Léo (claviers/tambourin) : On marche beaucoup sur le principe de jam session en répétition. On part du riff de quelqu’un ou d’une idée simple et on essaye de la décupler et de la faire grandir. On répète toutes les semaines plusieurs fois.
Germain : On jam sur des idées, on fait sur des trucs, et ça prend forme petit à petit. Quand on joue on décide de garder ça et on se met d’accord sur la structure. On rejoue les trucs et ça vient comme ça.
Léo (guitare/chant) : Comme on a grandi ensemble et que nos goûts sont très resserrés les uns des autres, il n’y a pas de forces opposées. Ce sont des bribes d’idées de l’un ou de l’autre mais on marche tout de suite dans le même sens, tous les six. Il y a peut-être quelques idées différentes sur des détails, on va débattre et tout.

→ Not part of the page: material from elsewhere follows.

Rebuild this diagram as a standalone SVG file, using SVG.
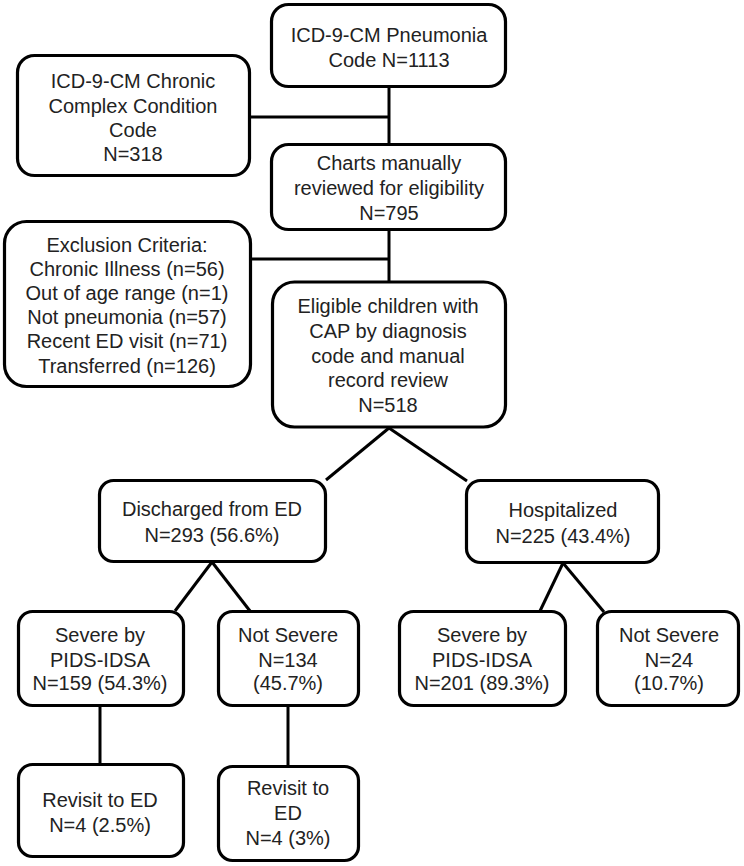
<svg xmlns="http://www.w3.org/2000/svg" width="744" height="866" viewBox="0 0 744 866">
<style>
.box{fill:#fff;stroke:#000;stroke-width:3.2}
.c{stroke:#000;stroke-width:3;fill:none}
text{font-family:"Liberation Sans",Arial,sans-serif;font-size:20px;fill:#222;text-anchor:middle}
</style>
<rect width="744" height="866" fill="#fff"/>
<g id="connectors">
<line class="c" x1="389" y1="88" x2="389" y2="144"/>
<line class="c" x1="250" y1="117" x2="389" y2="117"/>
<line class="c" x1="389" y1="230" x2="389" y2="282"/>
<line class="c" x1="251" y1="259" x2="389" y2="259"/>
<line class="c" x1="389" y1="428" x2="326" y2="480"/>
<line class="c" x1="389" y1="428" x2="467" y2="481"/>
<line class="c" x1="212" y1="562" x2="175" y2="611"/>
<line class="c" x1="212" y1="562" x2="250" y2="611"/>
<line class="c" x1="563" y1="563" x2="540" y2="611"/>
<line class="c" x1="563" y1="563" x2="604" y2="612"/>
<line class="c" x1="100" y1="706" x2="100" y2="764"/>
<line class="c" x1="288" y1="706" x2="288" y2="766"/>
</g>
<g id="pneumonia">
<rect class="box" x="271.5" y="4.5" width="234" height="82" rx="17"/>
<text x="389" y="42">ICD-9-CM Pneumonia</text>
<text x="389" y="67">Code N=1113</text>
</g>
<g id="chronic">
<rect class="box" x="17.5" y="55.5" width="232" height="120" rx="17"/>
<text x="133" y="88">ICD-9-CM Chronic</text>
<text x="133" y="113">Complex Condition</text>
<text x="133" y="137">Code</text>
<text x="133" y="161">N=318</text>
</g>
<g id="charts">
<rect class="box" x="271.5" y="144.5" width="234" height="85" rx="17"/>
<text x="389" y="170">Charts manually</text>
<text x="389" y="195">reviewed for eligibility</text>
<text x="389" y="220">N=795</text>
</g>
<g id="exclusion">
<rect class="box" x="4.5" y="221.5" width="246" height="165" rx="22"/>
<text x="127" y="252">Exclusion Criteria:</text>
<text x="127" y="276">Chronic Illness (n=56)</text>
<text x="127" y="300">Out of age range (n=1)</text>
<text x="127" y="324">Not pneumonia (n=57)</text>
<text x="127" y="348">Recent ED visit (n=71)</text>
<text x="127" y="373">Transferred (n=126)</text>
</g>
<g id="eligible">
<rect class="box" x="272.5" y="282" width="233" height="145" rx="22"/>
<text x="388" y="313">Eligible children with</text>
<text x="388" y="338">CAP by diagnosis</text>
<text x="388" y="363">code and manual</text>
<text x="388" y="387">record review</text>
<text x="388" y="412">N=518</text>
</g>
<g id="discharged">
<rect class="box" x="99.5" y="480.5" width="226" height="81" rx="14"/>
<text x="212" y="516">Discharged from ED</text>
<text x="212" y="542">N=293 (56.6%)</text>
</g>
<g id="hospitalized">
<rect class="box" x="466.5" y="480.5" width="192" height="82" rx="14"/>
<text x="563" y="517">Hospitalized</text>
<text x="563" y="543">N=225 (43.4%)</text>
</g>
<g id="severe-discharged">
<rect class="box" x="18.5" y="611.5" width="165" height="94" rx="14"/>
<text x="100" y="642">Severe by</text>
<text x="100" y="667">PIDS-IDSA</text>
<text x="100" y="690">N=159 (54.3%)</text>
</g>
<g id="notsevere-discharged">
<rect class="box" x="218.5" y="611.5" width="140" height="94" rx="14"/>
<text x="288" y="642">Not Severe</text>
<text x="288" y="667">N=134</text>
<text x="288" y="690">(45.7%)</text>
</g>
<g id="severe-hospitalized">
<rect class="box" x="399.5" y="611.5" width="166" height="94" rx="14"/>
<text x="482" y="642">Severe by</text>
<text x="482" y="667">PIDS-IDSA</text>
<text x="482" y="690">N=201 (89.3%)</text>
</g>
<g id="notsevere-hospitalized">
<rect class="box" x="597.5" y="611.5" width="141" height="94" rx="14"/>
<text x="669" y="642">Not Severe</text>
<text x="669" y="667">N=24</text>
<text x="669" y="690">(10.7%)</text>
</g>
<g id="revisit-severe">
<rect class="box" x="18.5" y="764.5" width="165" height="92" rx="14"/>
<text x="100" y="807">Revisit to ED</text>
<text x="100" y="832">N=4 (2.5%)</text>
</g>
<g id="revisit-notsevere">
<rect class="box" x="218.5" y="766.5" width="140" height="94" rx="14"/>
<text x="288" y="795">Revisit to</text>
<text x="288" y="820">ED</text>
<text x="288" y="845">N=4 (3%)</text>
</g>
</svg>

Germain : Oui, c’est sur un petit truc, est-ce qu’on met ça là ou pas et on va trouver des petits compromis qui ne posent aucun problème.
Léo (claviers/tambourin) : Mais très souvent c’est de la compréhension immédiate. On sait très souvent où est-ce que l’autre veut aller et c’est ça qui est super.
Germain : Quand le truc nous plait, ça marche pour tout le monde. Ça se sent tout de suite et on se dit « c’est cool, c’est ça qui fallait qu’on fasse ».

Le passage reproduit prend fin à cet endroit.